◆ SET EXERCISE: Retype the data exactly, from its first line to the line containing "38.4, 37.2, 35.2];", including both, and skip any picture.

◆ DATASET SECTION:
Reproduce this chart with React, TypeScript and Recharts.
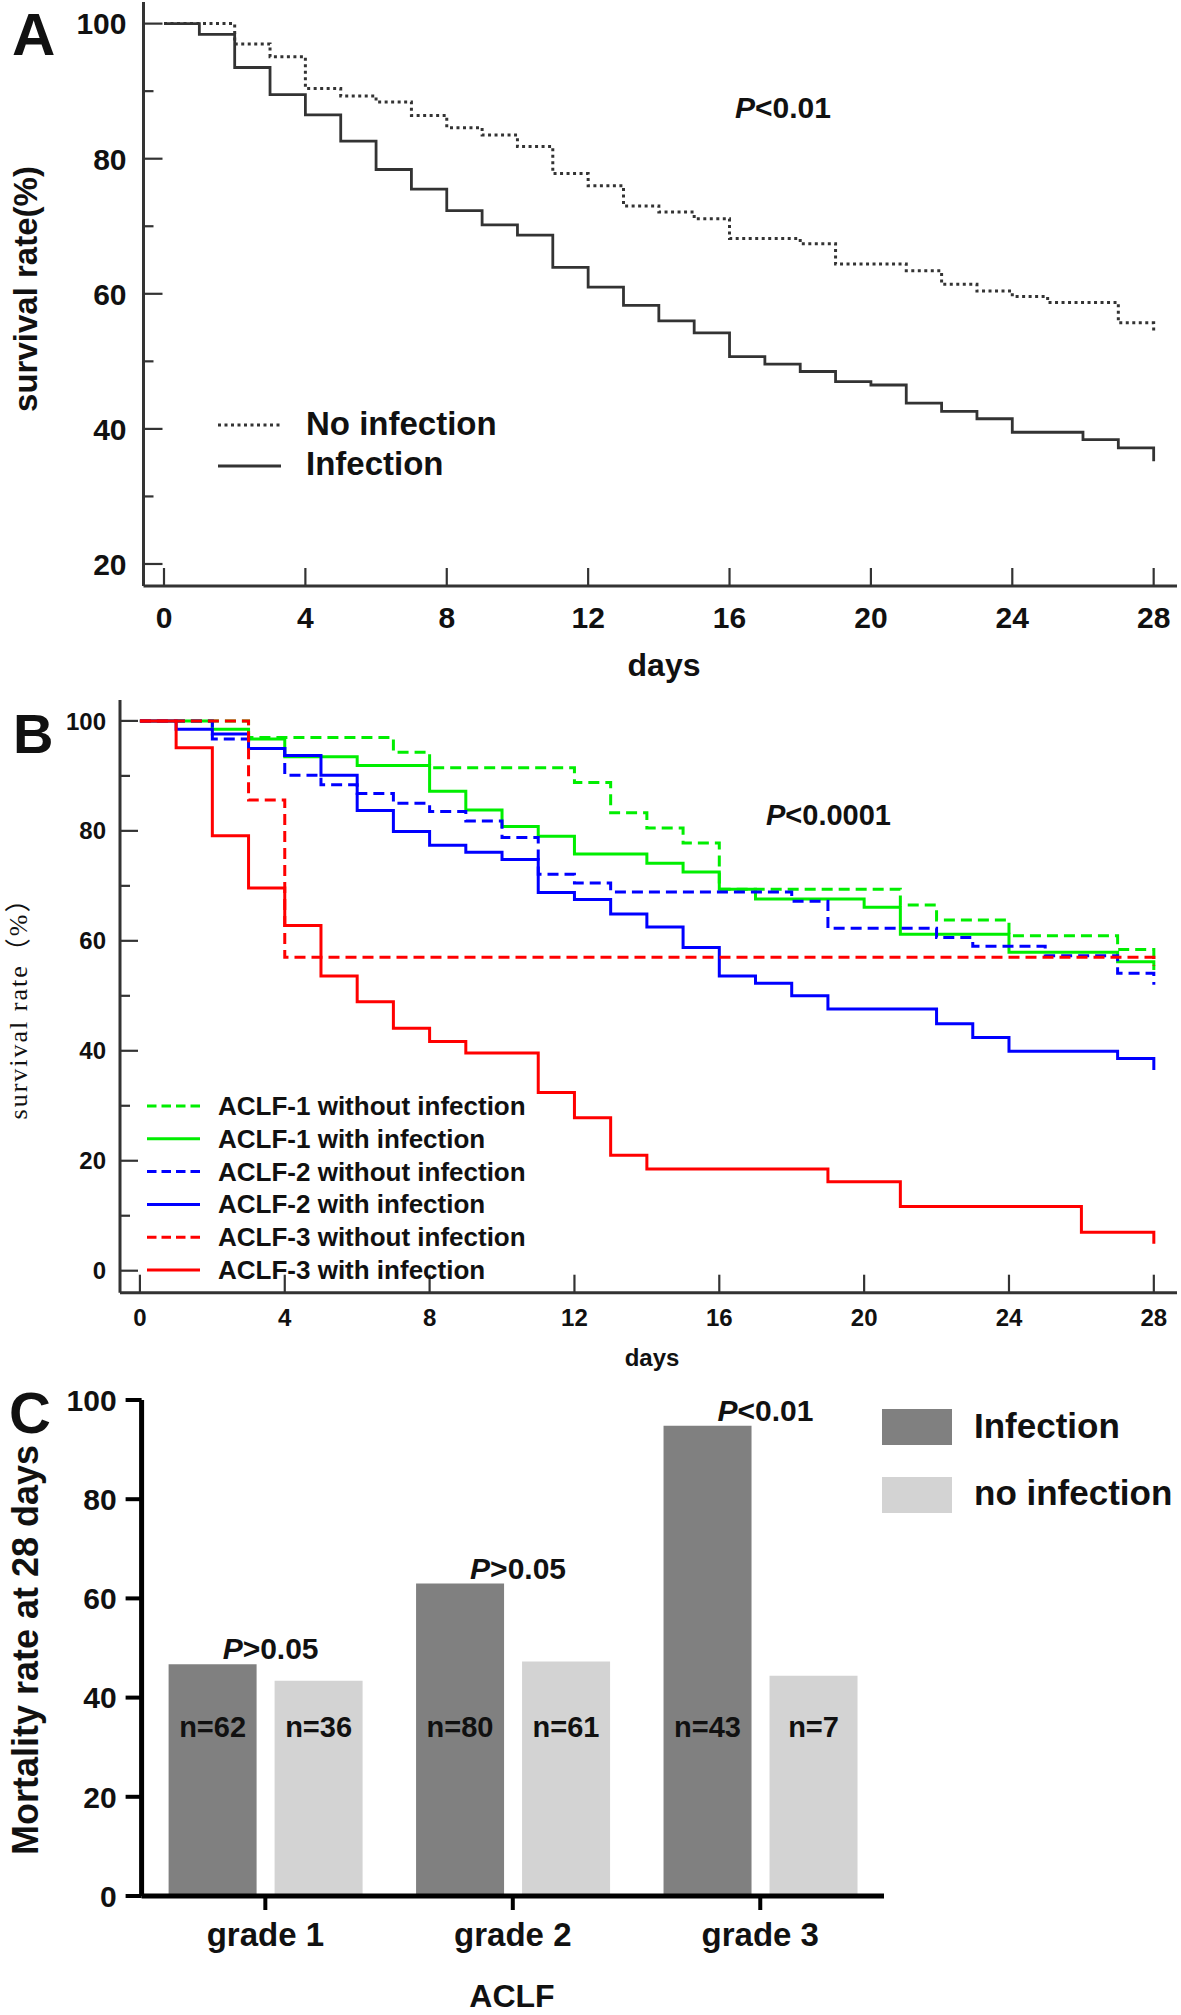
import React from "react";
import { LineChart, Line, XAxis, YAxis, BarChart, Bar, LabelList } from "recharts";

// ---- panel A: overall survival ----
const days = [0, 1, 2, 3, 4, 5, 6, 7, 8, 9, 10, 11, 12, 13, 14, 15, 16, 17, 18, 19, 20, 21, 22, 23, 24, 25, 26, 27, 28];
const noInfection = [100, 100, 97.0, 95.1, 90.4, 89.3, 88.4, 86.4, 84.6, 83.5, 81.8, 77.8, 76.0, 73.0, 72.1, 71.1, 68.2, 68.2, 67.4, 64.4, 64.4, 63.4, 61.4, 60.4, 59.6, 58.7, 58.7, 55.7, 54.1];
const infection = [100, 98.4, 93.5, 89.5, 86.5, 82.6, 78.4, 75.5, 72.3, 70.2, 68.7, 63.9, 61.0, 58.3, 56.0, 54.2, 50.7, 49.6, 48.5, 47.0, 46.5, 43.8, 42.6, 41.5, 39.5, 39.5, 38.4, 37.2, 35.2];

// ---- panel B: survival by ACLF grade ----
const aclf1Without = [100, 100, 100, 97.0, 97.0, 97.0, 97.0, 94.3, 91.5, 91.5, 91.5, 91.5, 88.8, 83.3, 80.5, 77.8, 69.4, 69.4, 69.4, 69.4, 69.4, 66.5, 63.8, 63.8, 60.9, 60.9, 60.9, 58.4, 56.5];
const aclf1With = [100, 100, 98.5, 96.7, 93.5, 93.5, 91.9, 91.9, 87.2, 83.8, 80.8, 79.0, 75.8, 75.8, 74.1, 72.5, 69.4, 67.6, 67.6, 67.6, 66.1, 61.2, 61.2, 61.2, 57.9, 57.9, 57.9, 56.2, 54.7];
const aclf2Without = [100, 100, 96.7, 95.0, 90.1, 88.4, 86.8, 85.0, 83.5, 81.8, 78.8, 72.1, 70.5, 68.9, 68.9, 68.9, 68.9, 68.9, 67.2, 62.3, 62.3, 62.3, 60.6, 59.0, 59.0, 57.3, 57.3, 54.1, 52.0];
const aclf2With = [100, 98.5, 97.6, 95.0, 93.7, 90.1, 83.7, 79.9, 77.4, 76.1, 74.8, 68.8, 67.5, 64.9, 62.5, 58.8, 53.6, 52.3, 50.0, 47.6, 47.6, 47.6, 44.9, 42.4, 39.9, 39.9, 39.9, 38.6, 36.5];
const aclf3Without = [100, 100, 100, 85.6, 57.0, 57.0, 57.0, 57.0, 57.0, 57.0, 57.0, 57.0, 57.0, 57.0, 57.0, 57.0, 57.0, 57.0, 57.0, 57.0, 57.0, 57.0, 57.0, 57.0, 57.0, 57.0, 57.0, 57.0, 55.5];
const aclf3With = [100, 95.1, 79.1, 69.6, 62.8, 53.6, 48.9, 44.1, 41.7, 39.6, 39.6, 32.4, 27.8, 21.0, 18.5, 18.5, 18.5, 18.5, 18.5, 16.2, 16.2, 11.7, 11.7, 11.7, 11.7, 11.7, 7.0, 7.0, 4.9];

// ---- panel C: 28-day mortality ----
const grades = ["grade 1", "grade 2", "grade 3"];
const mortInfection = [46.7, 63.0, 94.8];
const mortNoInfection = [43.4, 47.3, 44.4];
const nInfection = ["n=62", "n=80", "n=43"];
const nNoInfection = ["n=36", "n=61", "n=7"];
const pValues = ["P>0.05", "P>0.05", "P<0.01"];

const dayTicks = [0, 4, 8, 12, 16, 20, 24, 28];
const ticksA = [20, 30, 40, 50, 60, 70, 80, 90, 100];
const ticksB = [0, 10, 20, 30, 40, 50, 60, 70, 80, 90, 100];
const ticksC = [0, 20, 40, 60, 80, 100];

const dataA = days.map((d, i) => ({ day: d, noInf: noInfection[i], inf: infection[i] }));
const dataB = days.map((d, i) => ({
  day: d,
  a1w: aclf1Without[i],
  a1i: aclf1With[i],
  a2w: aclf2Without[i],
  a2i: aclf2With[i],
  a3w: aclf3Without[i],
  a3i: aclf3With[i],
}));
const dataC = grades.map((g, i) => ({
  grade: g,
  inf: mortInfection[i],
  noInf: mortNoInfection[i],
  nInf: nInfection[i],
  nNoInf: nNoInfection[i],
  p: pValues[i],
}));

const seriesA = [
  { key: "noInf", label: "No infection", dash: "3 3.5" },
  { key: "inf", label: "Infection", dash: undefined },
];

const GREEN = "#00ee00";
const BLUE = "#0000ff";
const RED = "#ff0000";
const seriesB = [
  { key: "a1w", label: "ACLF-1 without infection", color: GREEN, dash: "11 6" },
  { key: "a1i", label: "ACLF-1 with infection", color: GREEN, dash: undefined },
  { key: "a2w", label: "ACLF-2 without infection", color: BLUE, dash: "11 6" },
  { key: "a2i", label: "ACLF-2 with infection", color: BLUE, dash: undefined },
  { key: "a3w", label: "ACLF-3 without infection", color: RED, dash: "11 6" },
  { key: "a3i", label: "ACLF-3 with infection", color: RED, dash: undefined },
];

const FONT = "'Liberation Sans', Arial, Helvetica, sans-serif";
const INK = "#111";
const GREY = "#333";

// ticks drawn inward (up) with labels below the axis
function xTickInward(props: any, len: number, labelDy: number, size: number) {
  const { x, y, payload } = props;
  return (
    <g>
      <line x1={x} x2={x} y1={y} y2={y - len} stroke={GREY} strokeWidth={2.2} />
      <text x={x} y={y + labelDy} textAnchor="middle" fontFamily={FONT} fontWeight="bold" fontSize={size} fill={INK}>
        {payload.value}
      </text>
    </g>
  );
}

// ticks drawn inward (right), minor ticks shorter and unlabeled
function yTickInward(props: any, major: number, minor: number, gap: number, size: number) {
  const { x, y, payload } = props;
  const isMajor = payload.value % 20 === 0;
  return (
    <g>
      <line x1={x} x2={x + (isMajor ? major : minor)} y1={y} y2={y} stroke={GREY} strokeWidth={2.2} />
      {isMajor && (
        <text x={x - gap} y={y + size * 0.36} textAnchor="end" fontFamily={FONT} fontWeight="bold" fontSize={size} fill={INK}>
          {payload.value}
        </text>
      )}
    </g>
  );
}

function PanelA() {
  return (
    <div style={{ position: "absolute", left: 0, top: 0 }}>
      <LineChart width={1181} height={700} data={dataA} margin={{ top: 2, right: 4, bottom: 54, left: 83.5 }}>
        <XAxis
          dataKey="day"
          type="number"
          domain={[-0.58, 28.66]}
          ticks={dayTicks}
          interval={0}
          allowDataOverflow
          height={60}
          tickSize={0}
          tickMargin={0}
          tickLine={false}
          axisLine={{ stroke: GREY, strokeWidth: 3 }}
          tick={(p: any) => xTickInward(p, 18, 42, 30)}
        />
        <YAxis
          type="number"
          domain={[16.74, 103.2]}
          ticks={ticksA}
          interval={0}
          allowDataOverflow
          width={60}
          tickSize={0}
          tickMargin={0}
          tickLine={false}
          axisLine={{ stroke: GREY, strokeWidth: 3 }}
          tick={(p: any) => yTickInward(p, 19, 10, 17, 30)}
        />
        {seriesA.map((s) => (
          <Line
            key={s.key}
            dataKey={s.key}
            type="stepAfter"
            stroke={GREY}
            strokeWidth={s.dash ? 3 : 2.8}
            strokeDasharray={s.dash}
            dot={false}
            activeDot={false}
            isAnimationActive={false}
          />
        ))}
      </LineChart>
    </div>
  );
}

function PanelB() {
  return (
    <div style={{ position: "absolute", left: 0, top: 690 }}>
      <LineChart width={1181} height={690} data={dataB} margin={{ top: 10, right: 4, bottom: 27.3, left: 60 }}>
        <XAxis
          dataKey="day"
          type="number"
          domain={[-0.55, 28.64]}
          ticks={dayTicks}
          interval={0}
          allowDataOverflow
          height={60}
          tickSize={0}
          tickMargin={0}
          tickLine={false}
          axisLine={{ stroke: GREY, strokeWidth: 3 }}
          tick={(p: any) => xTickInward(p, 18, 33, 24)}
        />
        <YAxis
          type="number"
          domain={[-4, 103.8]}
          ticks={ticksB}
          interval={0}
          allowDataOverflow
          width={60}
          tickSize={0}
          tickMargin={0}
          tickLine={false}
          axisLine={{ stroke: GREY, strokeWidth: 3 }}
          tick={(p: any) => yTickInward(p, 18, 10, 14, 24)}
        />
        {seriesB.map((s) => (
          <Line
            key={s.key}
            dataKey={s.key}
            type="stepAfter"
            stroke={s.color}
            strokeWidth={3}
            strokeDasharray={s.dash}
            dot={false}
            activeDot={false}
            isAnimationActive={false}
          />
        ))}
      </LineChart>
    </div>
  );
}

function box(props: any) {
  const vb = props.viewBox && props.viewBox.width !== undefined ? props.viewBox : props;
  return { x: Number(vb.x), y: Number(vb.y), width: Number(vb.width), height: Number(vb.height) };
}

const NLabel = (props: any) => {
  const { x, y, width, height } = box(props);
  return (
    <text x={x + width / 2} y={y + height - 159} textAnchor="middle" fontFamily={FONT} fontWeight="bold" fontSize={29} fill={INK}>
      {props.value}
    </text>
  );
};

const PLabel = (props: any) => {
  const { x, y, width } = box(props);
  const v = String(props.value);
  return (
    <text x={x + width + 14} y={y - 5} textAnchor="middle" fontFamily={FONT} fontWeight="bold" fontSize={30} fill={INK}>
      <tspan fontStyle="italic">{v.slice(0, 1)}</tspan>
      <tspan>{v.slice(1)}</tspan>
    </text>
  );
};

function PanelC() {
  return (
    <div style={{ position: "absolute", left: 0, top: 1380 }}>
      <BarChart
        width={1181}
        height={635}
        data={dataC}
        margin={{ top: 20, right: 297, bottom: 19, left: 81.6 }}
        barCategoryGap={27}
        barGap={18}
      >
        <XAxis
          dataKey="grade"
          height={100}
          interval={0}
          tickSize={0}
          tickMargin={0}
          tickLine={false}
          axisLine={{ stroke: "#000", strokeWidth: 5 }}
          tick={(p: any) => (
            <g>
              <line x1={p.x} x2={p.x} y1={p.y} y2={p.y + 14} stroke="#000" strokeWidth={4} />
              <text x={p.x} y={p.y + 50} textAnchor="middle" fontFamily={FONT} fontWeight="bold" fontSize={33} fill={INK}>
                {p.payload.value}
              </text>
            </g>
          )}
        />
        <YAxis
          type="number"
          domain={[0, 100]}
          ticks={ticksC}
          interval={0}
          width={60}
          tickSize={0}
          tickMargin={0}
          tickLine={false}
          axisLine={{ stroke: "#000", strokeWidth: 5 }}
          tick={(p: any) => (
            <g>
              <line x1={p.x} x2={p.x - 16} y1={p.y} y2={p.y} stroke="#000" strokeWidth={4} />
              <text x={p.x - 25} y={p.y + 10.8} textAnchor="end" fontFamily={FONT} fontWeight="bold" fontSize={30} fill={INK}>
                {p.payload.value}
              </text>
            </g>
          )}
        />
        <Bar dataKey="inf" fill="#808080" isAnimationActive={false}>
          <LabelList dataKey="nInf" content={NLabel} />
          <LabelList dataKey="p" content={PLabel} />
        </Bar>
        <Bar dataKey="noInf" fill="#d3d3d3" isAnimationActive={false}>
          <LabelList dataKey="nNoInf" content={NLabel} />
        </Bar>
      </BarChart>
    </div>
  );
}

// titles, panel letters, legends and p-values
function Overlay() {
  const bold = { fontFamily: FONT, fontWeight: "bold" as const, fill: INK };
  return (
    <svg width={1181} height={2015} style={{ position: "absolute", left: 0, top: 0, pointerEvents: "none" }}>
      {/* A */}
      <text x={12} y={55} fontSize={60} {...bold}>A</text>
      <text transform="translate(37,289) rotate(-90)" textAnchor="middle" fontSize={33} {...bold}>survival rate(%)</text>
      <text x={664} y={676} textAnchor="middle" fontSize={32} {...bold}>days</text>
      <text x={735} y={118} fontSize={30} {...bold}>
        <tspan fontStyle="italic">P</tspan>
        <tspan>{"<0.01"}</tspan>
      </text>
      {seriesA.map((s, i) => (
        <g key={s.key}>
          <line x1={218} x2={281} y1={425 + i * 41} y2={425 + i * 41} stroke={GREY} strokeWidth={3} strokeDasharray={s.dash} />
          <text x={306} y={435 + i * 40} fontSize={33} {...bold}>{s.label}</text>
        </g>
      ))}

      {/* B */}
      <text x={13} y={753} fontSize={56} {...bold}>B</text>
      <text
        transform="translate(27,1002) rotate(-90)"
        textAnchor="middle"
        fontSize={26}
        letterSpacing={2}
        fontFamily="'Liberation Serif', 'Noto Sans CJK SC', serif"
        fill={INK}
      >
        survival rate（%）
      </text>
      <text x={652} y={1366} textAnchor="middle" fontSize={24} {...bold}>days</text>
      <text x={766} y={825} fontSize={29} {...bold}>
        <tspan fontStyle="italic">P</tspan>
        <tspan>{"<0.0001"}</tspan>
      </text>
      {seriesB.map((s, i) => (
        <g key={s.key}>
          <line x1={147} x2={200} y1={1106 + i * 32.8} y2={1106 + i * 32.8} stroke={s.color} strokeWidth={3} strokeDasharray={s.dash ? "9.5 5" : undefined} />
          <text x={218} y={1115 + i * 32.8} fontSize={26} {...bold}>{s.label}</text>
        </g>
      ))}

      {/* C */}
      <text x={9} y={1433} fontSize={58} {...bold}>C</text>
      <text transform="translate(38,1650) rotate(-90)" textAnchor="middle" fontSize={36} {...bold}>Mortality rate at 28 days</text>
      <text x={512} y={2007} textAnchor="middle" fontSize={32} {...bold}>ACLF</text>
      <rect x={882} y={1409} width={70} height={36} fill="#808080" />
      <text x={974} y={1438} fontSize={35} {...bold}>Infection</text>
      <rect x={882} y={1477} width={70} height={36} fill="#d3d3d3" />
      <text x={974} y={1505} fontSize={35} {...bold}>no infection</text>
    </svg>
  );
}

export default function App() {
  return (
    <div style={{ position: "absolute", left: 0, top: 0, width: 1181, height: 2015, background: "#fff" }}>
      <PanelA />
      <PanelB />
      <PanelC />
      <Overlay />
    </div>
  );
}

◆ TASK OUTPUT:
Reproduce this chart with React, TypeScript and Recharts.
import React from "react";
import { LineChart, Line, XAxis, YAxis, BarChart, Bar, LabelList } from "recharts";

// ---- panel A: overall survival ----
const days = [0, 1, 2, 3, 4, 5, 6, 7, 8, 9, 10, 11, 12, 13, 14, 15, 16, 17, 18, 19, 20, 21, 22, 23, 24, 25, 26, 27, 28];
const noInfection = [100, 100, 97.0, 95.1, 90.4, 89.3, 88.4, 86.4, 84.6, 83.5, 81.8, 77.8, 76.0, 73.0, 72.1, 71.1, 68.2, 68.2, 67.4, 64.4, 64.4, 63.4, 61.4, 60.4, 59.6, 58.7, 58.7, 55.7, 54.1];
const infection = [100, 98.4, 93.5, 89.5, 86.5, 82.6, 78.4, 75.5, 72.3, 70.2, 68.7, 63.9, 61.0, 58.3, 56.0, 54.2, 50.7, 49.6, 48.5, 47.0, 46.5, 43.8, 42.6, 41.5, 39.5, 39.5, 38.4, 37.2, 35.2];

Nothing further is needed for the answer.